There is a lot of money to be made in keeping cyber security and information assurance and security in the dark ages. The issues identified in the Cyber Security Act of 2009 have been discussed in depth since the early 1970s. The recommendations are nothing new. The problems are solvable yet we continue to not solve them. Pedantic discussion of Cyber Pearl Harbors and Katrinas continue to be the opening discussion of salacious books. Yet within his testimony to the Senate a few weeks ago Eugene Spafford mentioned that these catastrophic disasters are occurring continuously. Our understanding of them though is not following the scope of the problem.

There are a variety of reasons that the information technology problems do not get solved. The computer science establishment within academia enjoys a certain specter of exclusivity as long as computers are special and not utilitarian. Computer science departments couched in either the mathematics discipline or the engineering discipline are additional levels of difficulty beyond the normal science, engineering, technology, mathematics (STEM) disciplines. As such they are given access to resources above and beyond the normal and have certain notoriety. However, within this exclusivity the student population has noticed and until recently computer science enrollment has declined. Barriers to entry couched in discussions of a failing K-12 STEM preparedness miss the actual issue of hubris within the computer science discipline.
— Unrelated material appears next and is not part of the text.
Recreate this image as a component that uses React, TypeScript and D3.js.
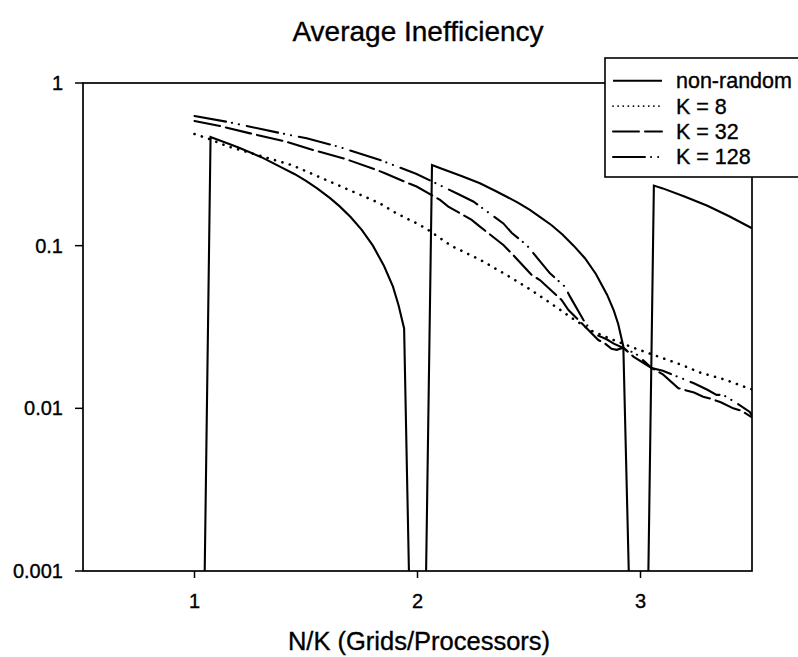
import React from 'react'
import { scaleLinear, scaleLog, line } from 'd3'

const xTicks = [1, 2, 3]
const yTicks = [1, 0.1, 0.01, 0.001]
const yTickLabels = ['1', '0.1', '0.01', '0.001']

// values (0 = below the axis floor)
const nonRandomX = [0.5, 1.0, 1.036, 1.072, 1.15, 1.2, 1.3, 1.383, 1.45, 1.5, 1.55, 1.608, 1.65, 1.7, 1.75,
  1.8, 1.85, 1.89, 1.915, 1.94, 1.976,
  2.028, 2.065, 2.1, 2.2, 2.28, 2.35, 2.4, 2.45, 2.504, 2.55, 2.6, 2.65, 2.7, 2.75, 2.8, 2.85, 2.88, 2.9, 2.923, 2.965,
  3.025, 3.06, 3.1, 3.2, 3.3, 3.4, 3.5]
const nonRandomY = [0, 0, 0, 0.466, 0.425, 0.4, 0.35, 0.306, 0.275, 0.25, 0.225, 0.196, 0.175, 0.15, 0.125,
  0.1, 0.075, 0.056, 0.043, 0.031, 0,
  0, 0.313, 0.3, 0.267, 0.242, 0.217, 0.2, 0.184, 0.166, 0.15, 0.134, 0.117, 0.1, 0.084, 0.067, 0.05, 0.04, 0.033, 0.024, 0,
  0, 0.234, 0.225, 0.2, 0.176, 0.151, 0.128]

const k8X = [1.0, 1.072, 1.144, 1.3, 1.436, 1.6, 1.727, 1.832, 1.906, 2.011, 2.048, 2.15, 2.28, 2.4,
  2.504, 2.6, 2.691, 2.78, 2.87, 2.975, 3.08, 3.18, 3.267, 3.38, 3.483, 3.5]
const k8Y = [0.486, 0.45, 0.41, 0.355, 0.313, 0.25, 0.21, 0.182, 0.158, 0.134, 0.125, 0.1, 0.082, 0.066,
  0.054, 0.044, 0.036, 0.03, 0.0266, 0.0234, 0.0208, 0.0186, 0.0166, 0.015, 0.0133, 0.0131]

const k32X = [1.0, 1.114, 1.25, 1.4, 1.533, 1.68, 1.817, 1.854, 1.959, 1.996, 2.101, 2.138, 2.243, 2.28,
  2.385, 2.422, 2.512, 2.549, 2.646, 2.677, 2.774, 2.811, 2.84, 2.87, 2.893, 2.923, 2.968, 3.05,
  3.102, 3.17, 3.24, 3.281, 3.32, 3.36, 3.416, 3.45, 3.5]
const k32Y = [0.584, 0.544, 0.49, 0.44, 0.387, 0.34, 0.292, 0.279, 0.242, 0.231, 0.191, 0.174, 0.144, 0.131,
  0.101, 0.0897, 0.066, 0.0615, 0.0464, 0.0402, 0.0296, 0.0263, 0.0251, 0.0232, 0.0229, 0.0236, 0.0208, 0.0177,
  0.0161, 0.0133, 0.0125, 0.0118, 0.0114, 0.0109, 0.01, 0.0097, 0.0088]

const k128X = [1.0, 1.144, 1.391, 1.503, 1.645, 1.832, 1.891, 1.996, 2.138, 2.175, 2.25, 2.385, 2.422,
  2.489, 2.594, 2.661, 2.684, 2.744, 2.78, 2.811, 2.85, 2.88, 2.923, 2.95, 2.968, 2.99, 3.05, 3.1,
  3.2, 3.237, 3.3, 3.341, 3.37, 3.43, 3.49, 3.5]
const k128Y = [0.627, 0.578, 0.49, 0.457, 0.406, 0.336, 0.313, 0.276, 0.222, 0.21, 0.187, 0.137, 0.12,
  0.101, 0.0676, 0.056, 0.0486, 0.0349, 0.0298, 0.028, 0.0265, 0.025, 0.0235, 0.022, 0.0225, 0.021, 0.0177, 0.017,
  0.015, 0.0143, 0.013, 0.0121, 0.0121, 0.0108, 0.0095, 0.009]

const seriesNames = ['non-random', 'K = 8', 'K = 32', 'K = 128']
const seriesDash = ['none', '0.1,7.6', '26,6', '32,6,0.1,7,0.1,8']

const App = () => {
  const width = 798
  const height = 657
  const left = 83
  const right = 752
  const top = 83
  const bottom = 571

  const x = scaleLinear().domain([0.5, 3.5]).range([left, right])
  const y = scaleLog().domain([0.001, 1]).range([bottom, top])

  const makePath = (xs: number[], ys: number[]) =>
    line<number>()
      .x((d, i) => x(xs[i]))
      .y(d => y(Math.max(d, 0.0001)))(ys) || ''

  const series = [
    makePath(nonRandomX, nonRandomY),
    makePath(k8X, k8Y),
    makePath(k32X, k32Y),
    makePath(k128X, k128Y),
  ]

  const font = 'Liberation Sans, Arial, Helvetica, sans-serif'
  const ink = { fill: '#000', stroke: '#000', strokeWidth: 0.35 }

  return (
    <svg width={width} height={height} style={{ position: 'absolute', left: 0, top: 0, background: '#fff' }}
      fontFamily={font}>
      <defs>
        <clipPath id="plot">
          <rect x={left} y={top} width={right - left} height={bottom - top} />
        </clipPath>
      </defs>
      <text x={418} y={41} textAnchor="middle" fontSize={28} {...ink}>Average Inefficiency</text>

      <g clipPath="url(#plot)" fill="none" stroke="#000">
        {series.map((d, i) => (
          <path key={i} d={d} strokeDasharray={seriesDash[i]}
            strokeLinecap={i === 0 ? 'butt' : 'round'} strokeWidth={i === 1 ? 2.6 : 2.1} />
        ))}
      </g>

      <rect x={left} y={top} width={right - left} height={bottom - top} fill="none" stroke="#000" strokeWidth={1.7} />

      {yTicks.map((t, i) => (
        <g key={t}>
          <line x1={left - 8} x2={left} y1={y(t)} y2={y(t)} stroke="#000" strokeWidth={1.5} />
          <text x={63} y={y(t) + 7} textAnchor="end" fontSize={20} {...ink}>{yTickLabels[i]}</text>
        </g>
      ))}
      {xTicks.map(t => (
        <g key={t}>
          <line x1={x(t)} x2={x(t)} y1={bottom} y2={bottom + 7} stroke="#000" strokeWidth={1.5} />
          <text x={x(t)} y={608} textAnchor="middle" fontSize={20} {...ink}>{t}</text>
        </g>
      ))}
      <text x={419} y={650} textAnchor="middle" fontSize={25.5} {...ink}>N/K (Grids/Processors)</text>

      <g>
        <rect x={605} y={58} width={210} height={119} fill="#fff" stroke="#000" strokeWidth={1.6} />
        {seriesNames.map((name, i) => (
          <g key={name} transform={`translate(0, ${80.7 + i * 25.4})`}>
            <line x1={613} x2={662} y1={0} y2={0} stroke="#000" strokeWidth={i === 1 ? 1.8 : 2}
              strokeDasharray={i === 1 ? '0.1,5' : seriesDash[i]} strokeLinecap={i === 0 ? 'butt' : 'round'} />
            <text x={676} y={7.5} fontSize={21.5} {...ink}>{name}</text>
          </g>
        ))}
      </g>
    </svg>
  )
}

export default App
The industries that serve the information technology environment have a profit premium in failing to produce products that are not obsoleted by flaws. The upgrade and long-term support costs represent enormous profit motive for providing poor technology implementations. The economic models are horribly upside down for any incentive to produce quality. Why would any software application or operating system provider produce software that was so superior as to not need upgrades in the future? Expectations that the egalitarian software industry is going to truly solve a problem that puts them out of business borders on the moronic. There is a lot of money to be made by producing products that have to be replaced every few years. Something the auto industry knows a lot about. This leads to the basic flaw in the Cybersecurity Act of 2009.

Licensure of cyber security specialists and providers would seem to solve so many problems. This though is horribly flawed and is analogous to licensing building inspectors. A licensed building inspector can point out the flaws but it is the building contractor who must fix them. Licensure of security experts without licensure of software programmers, providers, and companies will fail. The information technology industry has maintained a mystique of uniqueness through obfuscation and a unique celebration of mediocrity. It is a terrible truth that cyber security as a realizable goal is a myth. Over 40 years of literature, discussion, law base, and behavioral influence has not been able to change this as the culture of the discipline and profit motives of the companies are at odds with change.

Until the barriers to understanding are shattered by the very utility nature of information technology as a common service exemplified by water, gas, electricity and air security will not be possible. The business world needs to expel ideas of “return on investment” and other profit metrics when considering information technology. Information technology is a cost of doing business just like electricity. At the same time information technology practitioners need to give up the dictatorial, autocratic, high vizier attitude of system ownership. The only thing riding on these kinds of dramatic behavioral and strategic changes is national security.